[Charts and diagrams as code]
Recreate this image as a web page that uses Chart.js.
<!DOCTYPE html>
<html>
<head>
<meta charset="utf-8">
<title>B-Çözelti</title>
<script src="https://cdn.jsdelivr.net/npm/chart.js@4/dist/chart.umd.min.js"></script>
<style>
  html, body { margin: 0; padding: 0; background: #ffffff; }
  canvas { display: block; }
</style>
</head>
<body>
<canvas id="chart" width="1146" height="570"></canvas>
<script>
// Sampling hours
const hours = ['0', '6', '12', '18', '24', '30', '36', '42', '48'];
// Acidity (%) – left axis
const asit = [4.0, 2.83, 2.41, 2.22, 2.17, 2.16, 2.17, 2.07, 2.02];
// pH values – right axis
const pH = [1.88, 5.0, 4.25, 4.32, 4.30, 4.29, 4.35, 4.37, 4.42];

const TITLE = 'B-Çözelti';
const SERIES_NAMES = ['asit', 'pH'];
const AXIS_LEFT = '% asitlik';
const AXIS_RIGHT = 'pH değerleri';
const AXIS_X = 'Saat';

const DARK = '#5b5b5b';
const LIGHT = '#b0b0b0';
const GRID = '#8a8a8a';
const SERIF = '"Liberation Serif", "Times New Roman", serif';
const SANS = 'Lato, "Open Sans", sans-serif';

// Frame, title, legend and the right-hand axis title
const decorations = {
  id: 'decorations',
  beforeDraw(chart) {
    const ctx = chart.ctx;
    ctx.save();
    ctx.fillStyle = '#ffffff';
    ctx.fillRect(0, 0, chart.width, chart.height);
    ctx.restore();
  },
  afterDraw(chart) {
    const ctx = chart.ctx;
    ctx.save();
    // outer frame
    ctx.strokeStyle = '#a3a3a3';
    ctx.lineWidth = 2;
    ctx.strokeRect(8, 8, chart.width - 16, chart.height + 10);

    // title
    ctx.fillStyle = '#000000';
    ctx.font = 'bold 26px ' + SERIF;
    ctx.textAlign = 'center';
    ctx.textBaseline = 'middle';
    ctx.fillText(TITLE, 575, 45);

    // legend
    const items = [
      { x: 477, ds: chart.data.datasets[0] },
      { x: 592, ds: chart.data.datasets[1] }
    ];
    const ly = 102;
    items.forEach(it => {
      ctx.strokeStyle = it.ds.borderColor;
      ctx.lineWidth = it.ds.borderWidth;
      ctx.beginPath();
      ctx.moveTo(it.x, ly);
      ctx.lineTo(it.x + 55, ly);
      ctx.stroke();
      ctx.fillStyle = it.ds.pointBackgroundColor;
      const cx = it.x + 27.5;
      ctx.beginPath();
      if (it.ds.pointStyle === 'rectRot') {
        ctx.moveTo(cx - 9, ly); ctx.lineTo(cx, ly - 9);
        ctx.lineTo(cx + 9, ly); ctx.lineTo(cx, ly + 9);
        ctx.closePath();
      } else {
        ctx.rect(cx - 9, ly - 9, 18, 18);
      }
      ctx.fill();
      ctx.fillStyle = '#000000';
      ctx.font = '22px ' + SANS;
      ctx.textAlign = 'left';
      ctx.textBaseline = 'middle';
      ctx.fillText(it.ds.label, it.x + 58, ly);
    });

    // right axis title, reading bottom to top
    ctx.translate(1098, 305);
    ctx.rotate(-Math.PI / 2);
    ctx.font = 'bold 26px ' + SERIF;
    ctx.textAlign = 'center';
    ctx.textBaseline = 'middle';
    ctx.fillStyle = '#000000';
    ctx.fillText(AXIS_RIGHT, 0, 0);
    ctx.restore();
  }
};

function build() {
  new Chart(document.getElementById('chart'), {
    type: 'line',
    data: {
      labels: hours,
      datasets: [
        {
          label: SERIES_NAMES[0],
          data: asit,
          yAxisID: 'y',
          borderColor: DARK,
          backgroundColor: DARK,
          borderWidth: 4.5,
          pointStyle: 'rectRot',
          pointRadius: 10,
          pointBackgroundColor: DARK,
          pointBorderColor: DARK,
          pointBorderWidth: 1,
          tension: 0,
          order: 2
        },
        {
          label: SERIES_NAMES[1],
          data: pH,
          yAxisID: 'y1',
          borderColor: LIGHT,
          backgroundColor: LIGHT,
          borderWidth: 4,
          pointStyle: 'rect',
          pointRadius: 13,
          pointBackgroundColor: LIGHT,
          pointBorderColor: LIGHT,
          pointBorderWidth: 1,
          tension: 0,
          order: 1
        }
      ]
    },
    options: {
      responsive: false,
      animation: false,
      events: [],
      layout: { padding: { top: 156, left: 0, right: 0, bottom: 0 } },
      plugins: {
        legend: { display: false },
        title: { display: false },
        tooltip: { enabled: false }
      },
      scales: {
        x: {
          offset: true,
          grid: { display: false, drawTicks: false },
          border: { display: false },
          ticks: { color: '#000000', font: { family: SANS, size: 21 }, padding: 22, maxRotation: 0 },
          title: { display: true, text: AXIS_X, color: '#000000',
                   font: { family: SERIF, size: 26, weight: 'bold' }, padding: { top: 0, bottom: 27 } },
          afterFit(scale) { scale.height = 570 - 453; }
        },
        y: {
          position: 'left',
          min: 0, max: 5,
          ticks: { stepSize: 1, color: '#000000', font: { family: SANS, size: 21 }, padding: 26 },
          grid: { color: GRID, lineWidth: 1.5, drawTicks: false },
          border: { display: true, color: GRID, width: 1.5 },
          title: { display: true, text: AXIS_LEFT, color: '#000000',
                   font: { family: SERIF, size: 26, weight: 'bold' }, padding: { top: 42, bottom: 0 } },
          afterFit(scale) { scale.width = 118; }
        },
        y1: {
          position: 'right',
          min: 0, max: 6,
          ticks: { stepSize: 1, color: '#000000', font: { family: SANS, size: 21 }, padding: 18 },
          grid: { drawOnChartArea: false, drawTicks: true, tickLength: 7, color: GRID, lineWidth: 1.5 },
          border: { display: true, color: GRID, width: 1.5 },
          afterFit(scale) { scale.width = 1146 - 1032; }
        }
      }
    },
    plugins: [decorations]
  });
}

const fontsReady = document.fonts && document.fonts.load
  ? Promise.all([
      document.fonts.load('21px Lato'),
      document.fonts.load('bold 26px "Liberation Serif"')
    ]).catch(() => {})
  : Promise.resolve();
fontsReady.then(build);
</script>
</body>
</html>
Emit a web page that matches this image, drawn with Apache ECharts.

Task directions
Hand back the material above in full, exactly as written.

Result of this task
Recreate this image as a web page that uses Chart.js.
<!DOCTYPE html>
<html>
<head>
<meta charset="utf-8">
<title>B-Çözelti</title>
<script src="https://cdn.jsdelivr.net/npm/chart.js@4/dist/chart.umd.min.js"></script>
<style>
  html, body { margin: 0; padding: 0; background: #ffffff; }
  canvas { display: block; }
</style>
</head>
<body>
<canvas id="chart" width="1146" height="570"></canvas>
<script>
// Sampling hours
const hours = ['0', '6', '12', '18', '24', '30', '36', '42', '48'];
// Acidity (%) – left axis
const asit = [4.0, 2.83, 2.41, 2.22, 2.17, 2.16, 2.17, 2.07, 2.02];
// pH values – right axis
const pH = [1.88, 5.0, 4.25, 4.32, 4.30, 4.29, 4.35, 4.37, 4.42];

const TITLE = 'B-Çözelti';
const SERIES_NAMES = ['asit', 'pH'];
const AXIS_LEFT = '% asitlik';
const AXIS_RIGHT = 'pH değerleri';
const AXIS_X = 'Saat';

const DARK = '#5b5b5b';
const LIGHT = '#b0b0b0';
const GRID = '#8a8a8a';
const SERIF = '"Liberation Serif", "Times New Roman", serif';
const SANS = 'Lato, "Open Sans", sans-serif';

// Frame, title, legend and the right-hand axis title
const decorations = {
  id: 'decorations',
  beforeDraw(chart) {
    const ctx = chart.ctx;
    ctx.save();
    ctx.fillStyle = '#ffffff';
    ctx.fillRect(0, 0, chart.width, chart.height);
    ctx.restore();
  },
  afterDraw(chart) {
    const ctx = chart.ctx;
    ctx.save();
    // outer frame
    ctx.strokeStyle = '#a3a3a3';
    ctx.lineWidth = 2;
    ctx.strokeRect(8, 8, chart.width - 16, chart.height + 10);

    // title
    ctx.fillStyle = '#000000';
    ctx.font = 'bold 26px ' + SERIF;
    ctx.textAlign = 'center';
    ctx.textBaseline = 'middle';
    ctx.fillText(TITLE, 575, 45);

    // legend
    const items = [
      { x: 477, ds: chart.data.datasets[0] },
      { x: 592, ds: chart.data.datasets[1] }
    ];
    const ly = 102;
    items.forEach(it => {
      ctx.strokeStyle = it.ds.borderColor;
      ctx.lineWidth = it.ds.borderWidth;
      ctx.beginPath();
      ctx.moveTo(it.x, ly);
      ctx.lineTo(it.x + 55, ly);
      ctx.stroke();
      ctx.fillStyle = it.ds.pointBackgroundColor;
      const cx = it.x + 27.5;
      ctx.beginPath();
      if (it.ds.pointStyle === 'rectRot') {
        ctx.moveTo(cx - 9, ly); ctx.lineTo(cx, ly - 9);
        ctx.lineTo(cx + 9, ly); ctx.lineTo(cx, ly + 9);
        ctx.closePath();
      } else {
        ctx.rect(cx - 9, ly - 9, 18, 18);
      }
      ctx.fill();
      ctx.fillStyle = '#000000';
      ctx.font = '22px ' + SANS;
      ctx.textAlign = 'left';
      ctx.textBaseline = 'middle';
      ctx.fillText(it.ds.label, it.x + 58, ly);
    });

    // right axis title, reading bottom to top
    ctx.translate(1098, 305);
    ctx.rotate(-Math.PI / 2);
    ctx.font = 'bold 26px ' + SERIF;
    ctx.textAlign = 'center';
    ctx.textBaseline = 'middle';
    ctx.fillStyle = '#000000';
    ctx.fillText(AXIS_RIGHT, 0, 0);
    ctx.restore();
  }
};

function build() {
  new Chart(document.getElementById('chart'), {
    type: 'line',
    data: {
      labels: hours,
      datasets: [
        {
          label: SERIES_NAMES[0],
          data: asit,
          yAxisID: 'y',
          borderColor: DARK,
          backgroundColor: DARK,
          borderWidth: 4.5,
          pointStyle: 'rectRot',
          pointRadius: 10,
          pointBackgroundColor: DARK,
          pointBorderColor: DARK,
          pointBorderWidth: 1,
          tension: 0,
          order: 2
        },
        {
          label: SERIES_NAMES[1],
          data: pH,
          yAxisID: 'y1',
          borderColor: LIGHT,
          backgroundColor: LIGHT,
          borderWidth: 4,
          pointStyle: 'rect',
          pointRadius: 13,
          pointBackgroundColor: LIGHT,
          pointBorderColor: LIGHT,
          pointBorderWidth: 1,
          tension: 0,
          order: 1
        }
      ]
    },
    options: {
      responsive: false,
      animation: false,
      events: [],
      layout: { padding: { top: 156, left: 0, right: 0, bottom: 0 } },
      plugins: {
        legend: { display: false },
        title: { display: false },
        tooltip: { enabled: false }
      },
      scales: {
        x: {
          offset: true,
          grid: { display: false, drawTicks: false },
          border: { display: false },
          ticks: { color: '#000000', font: { family: SANS, size: 21 }, padding: 22, maxRotation: 0 },
          title: { display: true, text: AXIS_X, color: '#000000',
                   font: { family: SERIF, size: 26, weight: 'bold' }, padding: { top: 0, bottom: 27 } },
          afterFit(scale) { scale.height = 570 - 453; }
        },
        y: {
          position: 'left',
          min: 0, max: 5,
          ticks: { stepSize: 1, color: '#000000', font: { family: SANS, size: 21 }, padding: 26 },
          grid: { color: GRID, lineWidth: 1.5, drawTicks: false },
          border: { display: true, color: GRID, width: 1.5 },
          title: { display: true, text: AXIS_LEFT, color: '#000000',
                   font: { family: SERIF, size: 26, weight: 'bold' }, padding: { top: 42, bottom: 0 } },
          afterFit(scale) { scale.width = 118; }
        },
        y1: {
          position: 'right',
          min: 0, max: 6,
          ticks: { stepSize: 1, color: '#000000', font: { family: SANS, size: 21 }, padding: 18 },
          grid: { drawOnChartArea: false, drawTicks: true, tickLength: 7, color: GRID, lineWidth: 1.5 },
          border: { display: true, color: GRID, width: 1.5 },
          afterFit(scale) { scale.width = 1146 - 1032; }
        }
      }
    },
    plugins: [decorations]
  });
}

const fontsReady = document.fonts && document.fonts.load
  ? Promise.all([
      document.fonts.load('21px Lato'),
      document.fonts.load('bold 26px "Liberation Serif"')
    ]).catch(() => {})
  : Promise.resolve();
fontsReady.then(build);
</script>
</body>
</html>
Emit a web page that matches this image, drawn with Apache ECharts.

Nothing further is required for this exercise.